Single out the lines of the material that contain "seaborn" and copy them.

Lines of data:
________
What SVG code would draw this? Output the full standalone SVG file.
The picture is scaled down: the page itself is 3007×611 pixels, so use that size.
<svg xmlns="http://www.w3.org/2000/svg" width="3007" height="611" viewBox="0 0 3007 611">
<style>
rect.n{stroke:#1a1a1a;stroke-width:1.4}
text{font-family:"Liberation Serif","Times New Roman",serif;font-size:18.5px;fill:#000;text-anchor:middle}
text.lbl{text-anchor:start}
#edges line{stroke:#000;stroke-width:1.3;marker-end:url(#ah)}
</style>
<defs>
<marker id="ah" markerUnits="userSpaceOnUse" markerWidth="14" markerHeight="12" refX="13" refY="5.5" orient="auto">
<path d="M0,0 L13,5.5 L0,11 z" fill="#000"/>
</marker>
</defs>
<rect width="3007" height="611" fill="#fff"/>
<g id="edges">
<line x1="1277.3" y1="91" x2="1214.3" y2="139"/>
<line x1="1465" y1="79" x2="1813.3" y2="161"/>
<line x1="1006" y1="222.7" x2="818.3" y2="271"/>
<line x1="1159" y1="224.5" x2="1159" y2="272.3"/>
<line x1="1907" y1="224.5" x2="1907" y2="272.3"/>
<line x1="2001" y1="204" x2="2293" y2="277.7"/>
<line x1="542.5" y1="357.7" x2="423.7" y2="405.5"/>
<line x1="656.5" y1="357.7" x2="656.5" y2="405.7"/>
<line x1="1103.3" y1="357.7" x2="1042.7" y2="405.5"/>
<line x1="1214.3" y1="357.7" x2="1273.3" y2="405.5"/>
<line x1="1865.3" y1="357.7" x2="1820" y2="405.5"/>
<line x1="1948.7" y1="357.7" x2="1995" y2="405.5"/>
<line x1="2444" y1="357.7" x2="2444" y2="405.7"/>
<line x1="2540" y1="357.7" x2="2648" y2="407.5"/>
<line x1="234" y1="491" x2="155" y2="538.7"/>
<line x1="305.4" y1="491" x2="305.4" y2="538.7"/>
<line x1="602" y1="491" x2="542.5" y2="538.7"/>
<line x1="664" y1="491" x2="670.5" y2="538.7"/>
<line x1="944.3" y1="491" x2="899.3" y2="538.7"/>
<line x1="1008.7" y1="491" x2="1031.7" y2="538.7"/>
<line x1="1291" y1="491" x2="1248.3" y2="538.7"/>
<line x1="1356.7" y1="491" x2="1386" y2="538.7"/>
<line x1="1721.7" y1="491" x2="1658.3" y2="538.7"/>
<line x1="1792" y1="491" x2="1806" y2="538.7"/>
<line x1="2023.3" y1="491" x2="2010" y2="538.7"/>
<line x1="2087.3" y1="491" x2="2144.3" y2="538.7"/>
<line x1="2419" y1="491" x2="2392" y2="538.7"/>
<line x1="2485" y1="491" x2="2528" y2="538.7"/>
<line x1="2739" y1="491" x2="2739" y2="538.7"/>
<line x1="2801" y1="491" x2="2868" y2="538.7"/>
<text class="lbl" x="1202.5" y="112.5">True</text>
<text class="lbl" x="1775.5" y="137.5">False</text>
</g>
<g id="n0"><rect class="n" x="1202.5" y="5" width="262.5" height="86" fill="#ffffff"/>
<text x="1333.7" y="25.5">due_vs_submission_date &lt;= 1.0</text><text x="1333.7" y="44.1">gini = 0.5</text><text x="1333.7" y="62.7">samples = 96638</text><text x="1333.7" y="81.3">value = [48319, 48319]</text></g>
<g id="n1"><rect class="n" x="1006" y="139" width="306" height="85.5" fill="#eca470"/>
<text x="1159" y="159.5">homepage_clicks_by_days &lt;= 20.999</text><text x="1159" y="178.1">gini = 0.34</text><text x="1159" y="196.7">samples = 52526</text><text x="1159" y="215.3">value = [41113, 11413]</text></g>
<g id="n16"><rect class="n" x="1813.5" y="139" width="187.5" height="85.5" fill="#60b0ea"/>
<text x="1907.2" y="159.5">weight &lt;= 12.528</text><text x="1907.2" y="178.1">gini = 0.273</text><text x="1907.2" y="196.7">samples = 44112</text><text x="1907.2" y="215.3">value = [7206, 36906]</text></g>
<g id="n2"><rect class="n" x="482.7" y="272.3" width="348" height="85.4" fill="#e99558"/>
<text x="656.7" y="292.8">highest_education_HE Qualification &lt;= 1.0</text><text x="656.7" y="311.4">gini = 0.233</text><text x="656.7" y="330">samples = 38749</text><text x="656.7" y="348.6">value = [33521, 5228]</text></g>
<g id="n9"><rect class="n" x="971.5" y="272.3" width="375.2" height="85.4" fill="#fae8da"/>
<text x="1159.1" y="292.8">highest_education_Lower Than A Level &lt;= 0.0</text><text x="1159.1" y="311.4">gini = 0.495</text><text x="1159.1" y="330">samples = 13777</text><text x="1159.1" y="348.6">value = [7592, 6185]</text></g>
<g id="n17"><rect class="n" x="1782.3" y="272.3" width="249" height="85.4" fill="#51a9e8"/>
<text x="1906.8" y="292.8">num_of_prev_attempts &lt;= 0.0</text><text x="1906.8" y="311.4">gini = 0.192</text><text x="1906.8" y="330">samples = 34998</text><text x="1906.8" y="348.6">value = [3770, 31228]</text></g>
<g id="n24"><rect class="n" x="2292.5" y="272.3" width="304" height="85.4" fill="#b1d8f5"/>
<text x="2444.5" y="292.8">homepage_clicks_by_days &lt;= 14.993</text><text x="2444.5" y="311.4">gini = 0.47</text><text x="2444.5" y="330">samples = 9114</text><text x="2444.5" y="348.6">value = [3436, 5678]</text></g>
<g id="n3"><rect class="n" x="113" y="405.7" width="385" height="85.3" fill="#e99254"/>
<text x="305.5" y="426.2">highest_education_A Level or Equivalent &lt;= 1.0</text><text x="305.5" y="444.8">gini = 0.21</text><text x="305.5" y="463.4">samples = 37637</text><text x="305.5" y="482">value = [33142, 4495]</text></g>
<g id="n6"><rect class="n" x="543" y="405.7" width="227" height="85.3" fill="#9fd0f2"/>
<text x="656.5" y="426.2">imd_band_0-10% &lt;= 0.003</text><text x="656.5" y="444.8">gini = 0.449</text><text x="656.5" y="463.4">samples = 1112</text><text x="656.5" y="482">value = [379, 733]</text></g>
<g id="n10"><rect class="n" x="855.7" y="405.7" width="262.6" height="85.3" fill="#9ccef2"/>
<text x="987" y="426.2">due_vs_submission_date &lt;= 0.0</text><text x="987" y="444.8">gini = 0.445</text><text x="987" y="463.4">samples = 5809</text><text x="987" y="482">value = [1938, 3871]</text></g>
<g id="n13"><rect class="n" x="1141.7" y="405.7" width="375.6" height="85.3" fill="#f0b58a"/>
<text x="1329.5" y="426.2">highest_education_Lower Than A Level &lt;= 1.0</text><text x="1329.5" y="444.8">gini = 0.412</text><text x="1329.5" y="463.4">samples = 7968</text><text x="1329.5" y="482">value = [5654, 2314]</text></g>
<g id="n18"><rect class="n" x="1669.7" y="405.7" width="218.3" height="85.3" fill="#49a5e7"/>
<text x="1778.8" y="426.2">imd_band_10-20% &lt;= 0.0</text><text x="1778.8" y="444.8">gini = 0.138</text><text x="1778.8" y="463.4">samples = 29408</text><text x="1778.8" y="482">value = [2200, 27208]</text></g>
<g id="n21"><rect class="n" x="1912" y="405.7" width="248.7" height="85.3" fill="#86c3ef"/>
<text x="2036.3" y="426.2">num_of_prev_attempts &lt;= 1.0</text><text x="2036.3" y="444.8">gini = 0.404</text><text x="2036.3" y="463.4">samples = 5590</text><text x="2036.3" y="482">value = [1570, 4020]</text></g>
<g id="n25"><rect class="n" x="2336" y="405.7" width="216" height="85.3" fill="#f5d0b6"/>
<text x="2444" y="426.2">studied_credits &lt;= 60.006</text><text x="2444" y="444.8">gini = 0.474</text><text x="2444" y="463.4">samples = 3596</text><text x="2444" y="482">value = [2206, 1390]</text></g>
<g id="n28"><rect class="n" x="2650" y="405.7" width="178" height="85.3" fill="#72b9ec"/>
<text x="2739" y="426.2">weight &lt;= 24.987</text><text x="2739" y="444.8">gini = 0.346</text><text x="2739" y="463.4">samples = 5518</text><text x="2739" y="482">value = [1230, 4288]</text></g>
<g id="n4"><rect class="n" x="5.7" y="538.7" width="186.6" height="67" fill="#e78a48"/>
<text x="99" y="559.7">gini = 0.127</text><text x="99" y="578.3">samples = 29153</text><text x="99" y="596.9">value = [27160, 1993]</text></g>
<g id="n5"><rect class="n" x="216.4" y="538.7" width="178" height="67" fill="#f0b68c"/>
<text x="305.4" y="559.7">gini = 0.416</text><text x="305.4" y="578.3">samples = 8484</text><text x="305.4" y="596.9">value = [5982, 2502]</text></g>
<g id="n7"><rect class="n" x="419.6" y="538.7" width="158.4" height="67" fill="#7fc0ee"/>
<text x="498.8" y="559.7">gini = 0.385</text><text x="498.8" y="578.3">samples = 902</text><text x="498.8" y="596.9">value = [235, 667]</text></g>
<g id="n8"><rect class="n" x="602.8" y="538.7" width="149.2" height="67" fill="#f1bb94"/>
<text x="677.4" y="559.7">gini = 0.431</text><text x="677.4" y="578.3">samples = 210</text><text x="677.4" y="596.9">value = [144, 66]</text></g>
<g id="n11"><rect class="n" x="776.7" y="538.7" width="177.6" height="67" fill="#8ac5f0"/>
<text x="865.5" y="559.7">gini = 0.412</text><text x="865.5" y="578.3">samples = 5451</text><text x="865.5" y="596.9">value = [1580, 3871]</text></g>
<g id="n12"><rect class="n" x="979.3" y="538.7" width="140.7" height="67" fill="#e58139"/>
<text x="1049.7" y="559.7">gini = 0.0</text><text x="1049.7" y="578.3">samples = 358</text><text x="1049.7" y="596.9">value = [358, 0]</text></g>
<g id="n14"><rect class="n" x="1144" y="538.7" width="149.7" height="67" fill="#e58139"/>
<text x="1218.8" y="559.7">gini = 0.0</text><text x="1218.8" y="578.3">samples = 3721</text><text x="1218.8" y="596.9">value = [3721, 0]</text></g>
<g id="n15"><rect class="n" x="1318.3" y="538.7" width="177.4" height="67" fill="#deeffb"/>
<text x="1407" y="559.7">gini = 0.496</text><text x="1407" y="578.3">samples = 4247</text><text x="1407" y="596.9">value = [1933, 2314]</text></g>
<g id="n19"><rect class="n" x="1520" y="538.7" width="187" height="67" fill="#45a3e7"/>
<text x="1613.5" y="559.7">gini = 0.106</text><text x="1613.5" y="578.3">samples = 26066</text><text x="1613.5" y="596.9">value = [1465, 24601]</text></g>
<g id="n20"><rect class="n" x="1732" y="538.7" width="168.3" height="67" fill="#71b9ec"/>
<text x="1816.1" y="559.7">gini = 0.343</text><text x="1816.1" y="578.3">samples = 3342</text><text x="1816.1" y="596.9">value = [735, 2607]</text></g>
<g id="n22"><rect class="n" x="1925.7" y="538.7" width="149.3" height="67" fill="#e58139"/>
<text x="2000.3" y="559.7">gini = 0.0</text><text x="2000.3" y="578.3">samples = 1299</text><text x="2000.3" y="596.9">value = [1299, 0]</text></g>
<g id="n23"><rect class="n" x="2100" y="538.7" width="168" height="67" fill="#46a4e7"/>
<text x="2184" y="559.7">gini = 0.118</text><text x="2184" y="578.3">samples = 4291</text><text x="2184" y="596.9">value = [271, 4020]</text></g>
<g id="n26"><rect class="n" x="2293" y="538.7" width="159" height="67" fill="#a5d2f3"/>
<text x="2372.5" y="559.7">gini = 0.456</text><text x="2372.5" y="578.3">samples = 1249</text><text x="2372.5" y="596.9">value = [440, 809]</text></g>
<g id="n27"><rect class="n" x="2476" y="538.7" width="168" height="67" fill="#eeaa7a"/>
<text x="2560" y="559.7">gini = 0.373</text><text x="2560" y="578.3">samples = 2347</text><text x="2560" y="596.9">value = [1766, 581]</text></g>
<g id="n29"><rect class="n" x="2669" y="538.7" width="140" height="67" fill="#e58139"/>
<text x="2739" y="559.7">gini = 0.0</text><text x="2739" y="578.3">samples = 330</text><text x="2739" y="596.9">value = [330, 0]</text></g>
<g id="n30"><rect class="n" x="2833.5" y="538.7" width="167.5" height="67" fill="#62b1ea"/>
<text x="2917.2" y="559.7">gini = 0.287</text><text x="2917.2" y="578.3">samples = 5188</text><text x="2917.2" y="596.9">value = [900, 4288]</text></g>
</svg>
________
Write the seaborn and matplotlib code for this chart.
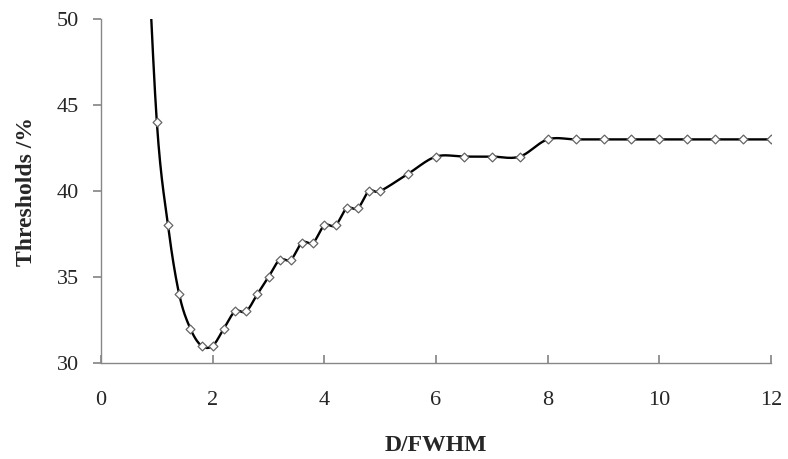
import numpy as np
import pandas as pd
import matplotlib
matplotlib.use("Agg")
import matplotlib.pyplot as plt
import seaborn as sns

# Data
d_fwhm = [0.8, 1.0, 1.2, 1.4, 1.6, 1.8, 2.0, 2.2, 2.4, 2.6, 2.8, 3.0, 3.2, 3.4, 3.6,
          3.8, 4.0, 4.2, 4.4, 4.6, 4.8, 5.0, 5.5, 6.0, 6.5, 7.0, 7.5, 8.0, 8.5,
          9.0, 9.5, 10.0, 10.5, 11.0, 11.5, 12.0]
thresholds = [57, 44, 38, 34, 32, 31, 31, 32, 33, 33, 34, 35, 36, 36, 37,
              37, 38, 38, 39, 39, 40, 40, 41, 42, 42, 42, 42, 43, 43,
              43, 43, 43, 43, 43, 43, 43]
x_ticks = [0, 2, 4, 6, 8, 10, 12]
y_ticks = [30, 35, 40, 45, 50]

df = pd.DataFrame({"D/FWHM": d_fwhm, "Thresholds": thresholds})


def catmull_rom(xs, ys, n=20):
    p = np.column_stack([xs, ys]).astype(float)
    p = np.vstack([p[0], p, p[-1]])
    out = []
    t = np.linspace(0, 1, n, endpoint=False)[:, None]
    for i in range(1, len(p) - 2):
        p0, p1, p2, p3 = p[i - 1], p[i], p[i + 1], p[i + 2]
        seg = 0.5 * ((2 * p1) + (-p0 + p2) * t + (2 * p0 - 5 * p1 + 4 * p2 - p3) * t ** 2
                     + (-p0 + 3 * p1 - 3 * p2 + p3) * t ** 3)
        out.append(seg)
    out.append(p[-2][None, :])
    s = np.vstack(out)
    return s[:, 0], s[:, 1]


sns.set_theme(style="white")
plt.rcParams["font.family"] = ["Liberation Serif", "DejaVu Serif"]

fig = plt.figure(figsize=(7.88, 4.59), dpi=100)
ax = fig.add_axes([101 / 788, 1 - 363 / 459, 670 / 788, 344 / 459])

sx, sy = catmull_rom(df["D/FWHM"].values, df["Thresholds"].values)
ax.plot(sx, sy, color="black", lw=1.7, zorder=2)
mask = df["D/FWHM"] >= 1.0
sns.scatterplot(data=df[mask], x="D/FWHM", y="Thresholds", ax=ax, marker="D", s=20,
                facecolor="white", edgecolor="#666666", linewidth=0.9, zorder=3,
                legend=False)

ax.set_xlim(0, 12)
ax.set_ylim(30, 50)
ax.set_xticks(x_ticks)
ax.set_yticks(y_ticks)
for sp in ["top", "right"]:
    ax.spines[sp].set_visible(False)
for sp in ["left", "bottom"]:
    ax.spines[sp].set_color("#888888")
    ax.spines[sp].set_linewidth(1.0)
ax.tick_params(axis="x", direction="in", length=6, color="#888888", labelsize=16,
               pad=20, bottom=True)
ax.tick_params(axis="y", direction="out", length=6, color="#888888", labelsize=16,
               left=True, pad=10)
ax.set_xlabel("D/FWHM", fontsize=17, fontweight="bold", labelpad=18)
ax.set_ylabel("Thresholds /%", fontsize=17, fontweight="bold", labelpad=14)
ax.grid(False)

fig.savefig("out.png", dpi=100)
________
EXERCISE ANSWER:
Write the seaborn and matplotlib code for this chart.
import seaborn as sns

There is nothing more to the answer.